>> start Data shown

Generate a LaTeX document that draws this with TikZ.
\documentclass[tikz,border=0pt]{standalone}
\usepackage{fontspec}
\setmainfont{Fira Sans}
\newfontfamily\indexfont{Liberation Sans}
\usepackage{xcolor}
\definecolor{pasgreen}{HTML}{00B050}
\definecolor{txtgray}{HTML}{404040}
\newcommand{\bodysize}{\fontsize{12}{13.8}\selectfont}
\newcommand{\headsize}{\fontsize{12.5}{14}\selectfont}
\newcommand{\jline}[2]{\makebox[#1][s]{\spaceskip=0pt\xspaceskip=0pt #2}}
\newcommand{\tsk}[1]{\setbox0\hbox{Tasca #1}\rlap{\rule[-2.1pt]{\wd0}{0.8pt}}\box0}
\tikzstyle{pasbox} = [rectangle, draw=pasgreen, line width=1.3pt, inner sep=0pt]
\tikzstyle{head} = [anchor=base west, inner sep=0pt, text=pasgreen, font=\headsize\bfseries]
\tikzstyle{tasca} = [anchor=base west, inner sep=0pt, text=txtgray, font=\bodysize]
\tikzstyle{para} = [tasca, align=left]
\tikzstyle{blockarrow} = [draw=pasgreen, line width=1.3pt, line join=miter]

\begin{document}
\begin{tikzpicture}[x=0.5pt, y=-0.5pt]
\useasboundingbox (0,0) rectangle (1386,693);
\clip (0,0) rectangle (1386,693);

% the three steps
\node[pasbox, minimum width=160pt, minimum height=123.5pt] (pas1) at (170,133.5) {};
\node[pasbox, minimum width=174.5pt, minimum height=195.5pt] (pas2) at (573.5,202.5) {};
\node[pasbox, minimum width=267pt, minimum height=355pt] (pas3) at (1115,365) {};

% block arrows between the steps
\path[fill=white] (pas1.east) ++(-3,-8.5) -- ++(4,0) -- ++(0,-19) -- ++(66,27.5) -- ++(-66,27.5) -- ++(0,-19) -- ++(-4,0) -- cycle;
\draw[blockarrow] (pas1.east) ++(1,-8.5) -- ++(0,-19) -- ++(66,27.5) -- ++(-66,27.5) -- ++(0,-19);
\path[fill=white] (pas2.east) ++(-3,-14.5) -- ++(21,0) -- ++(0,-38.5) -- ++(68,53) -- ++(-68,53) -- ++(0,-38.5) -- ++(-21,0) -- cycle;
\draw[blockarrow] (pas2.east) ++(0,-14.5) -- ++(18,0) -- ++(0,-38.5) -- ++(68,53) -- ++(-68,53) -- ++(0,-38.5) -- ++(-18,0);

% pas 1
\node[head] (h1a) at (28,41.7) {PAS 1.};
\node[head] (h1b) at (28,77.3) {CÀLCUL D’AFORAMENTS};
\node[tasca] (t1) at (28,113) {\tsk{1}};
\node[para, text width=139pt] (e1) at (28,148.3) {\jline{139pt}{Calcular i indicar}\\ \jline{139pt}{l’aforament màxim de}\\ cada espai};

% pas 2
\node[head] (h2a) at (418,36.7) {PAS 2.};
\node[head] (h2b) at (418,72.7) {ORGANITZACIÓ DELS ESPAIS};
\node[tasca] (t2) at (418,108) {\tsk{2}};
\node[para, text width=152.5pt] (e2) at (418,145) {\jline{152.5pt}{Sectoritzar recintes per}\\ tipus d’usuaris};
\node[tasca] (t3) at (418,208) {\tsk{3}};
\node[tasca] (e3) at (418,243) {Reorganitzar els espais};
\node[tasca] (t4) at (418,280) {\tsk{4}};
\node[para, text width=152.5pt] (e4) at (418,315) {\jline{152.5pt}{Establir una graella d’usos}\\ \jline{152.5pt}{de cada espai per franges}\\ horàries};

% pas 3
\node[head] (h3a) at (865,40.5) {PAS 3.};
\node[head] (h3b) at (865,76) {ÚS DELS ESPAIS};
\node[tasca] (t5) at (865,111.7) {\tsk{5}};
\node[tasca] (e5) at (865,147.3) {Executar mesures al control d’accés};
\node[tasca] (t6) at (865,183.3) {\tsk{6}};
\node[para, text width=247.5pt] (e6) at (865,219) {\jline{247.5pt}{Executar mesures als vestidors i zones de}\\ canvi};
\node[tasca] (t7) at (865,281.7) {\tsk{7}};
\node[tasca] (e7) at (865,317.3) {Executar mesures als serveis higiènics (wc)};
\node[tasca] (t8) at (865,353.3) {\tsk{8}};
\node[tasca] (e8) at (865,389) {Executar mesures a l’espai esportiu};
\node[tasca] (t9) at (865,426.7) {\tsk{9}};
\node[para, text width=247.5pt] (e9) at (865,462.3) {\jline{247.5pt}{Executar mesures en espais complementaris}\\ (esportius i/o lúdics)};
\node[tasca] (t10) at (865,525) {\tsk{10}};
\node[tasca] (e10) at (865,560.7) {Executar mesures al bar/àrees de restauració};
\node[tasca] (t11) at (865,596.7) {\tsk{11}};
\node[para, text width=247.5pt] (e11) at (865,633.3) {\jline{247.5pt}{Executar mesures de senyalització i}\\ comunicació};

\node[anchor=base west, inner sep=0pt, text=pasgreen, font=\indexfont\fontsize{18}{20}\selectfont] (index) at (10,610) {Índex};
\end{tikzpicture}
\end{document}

>> end Data shown

Only the lines from the start of the data to the line holding "-- ++(0,-38.5) -- ++(-18,0);" are wanted; return them exactly, both ends included.

→ **Task response**:
Generate a LaTeX document that draws this with TikZ.
\documentclass[tikz,border=0pt]{standalone}
\usepackage{fontspec}
\setmainfont{Fira Sans}
\newfontfamily\indexfont{Liberation Sans}
\usepackage{xcolor}
\definecolor{pasgreen}{HTML}{00B050}
\definecolor{txtgray}{HTML}{404040}
\newcommand{\bodysize}{\fontsize{12}{13.8}\selectfont}
\newcommand{\headsize}{\fontsize{12.5}{14}\selectfont}
\newcommand{\jline}[2]{\makebox[#1][s]{\spaceskip=0pt\xspaceskip=0pt #2}}
\newcommand{\tsk}[1]{\setbox0\hbox{Tasca #1}\rlap{\rule[-2.1pt]{\wd0}{0.8pt}}\box0}
\tikzstyle{pasbox} = [rectangle, draw=pasgreen, line width=1.3pt, inner sep=0pt]
\tikzstyle{head} = [anchor=base west, inner sep=0pt, text=pasgreen, font=\headsize\bfseries]
\tikzstyle{tasca} = [anchor=base west, inner sep=0pt, text=txtgray, font=\bodysize]
\tikzstyle{para} = [tasca, align=left]
\tikzstyle{blockarrow} = [draw=pasgreen, line width=1.3pt, line join=miter]

\begin{document}
\begin{tikzpicture}[x=0.5pt, y=-0.5pt]
\useasboundingbox (0,0) rectangle (1386,693);
\clip (0,0) rectangle (1386,693);

% the three steps
\node[pasbox, minimum width=160pt, minimum height=123.5pt] (pas1) at (170,133.5) {};
\node[pasbox, minimum width=174.5pt, minimum height=195.5pt] (pas2) at (573.5,202.5) {};
\node[pasbox, minimum width=267pt, minimum height=355pt] (pas3) at (1115,365) {};

% block arrows between the steps
\path[fill=white] (pas1.east) ++(-3,-8.5) -- ++(4,0) -- ++(0,-19) -- ++(66,27.5) -- ++(-66,27.5) -- ++(0,-19) -- ++(-4,0) -- cycle;
\draw[blockarrow] (pas1.east) ++(1,-8.5) -- ++(0,-19) -- ++(66,27.5) -- ++(-66,27.5) -- ++(0,-19);
\path[fill=white] (pas2.east) ++(-3,-14.5) -- ++(21,0) -- ++(0,-38.5) -- ++(68,53) -- ++(-68,53) -- ++(0,-38.5) -- ++(-21,0) -- cycle;
\draw[blockarrow] (pas2.east) ++(0,-14.5) -- ++(18,0) -- ++(0,-38.5) -- ++(68,53) -- ++(-68,53) -- ++(0,-38.5) -- ++(-18,0);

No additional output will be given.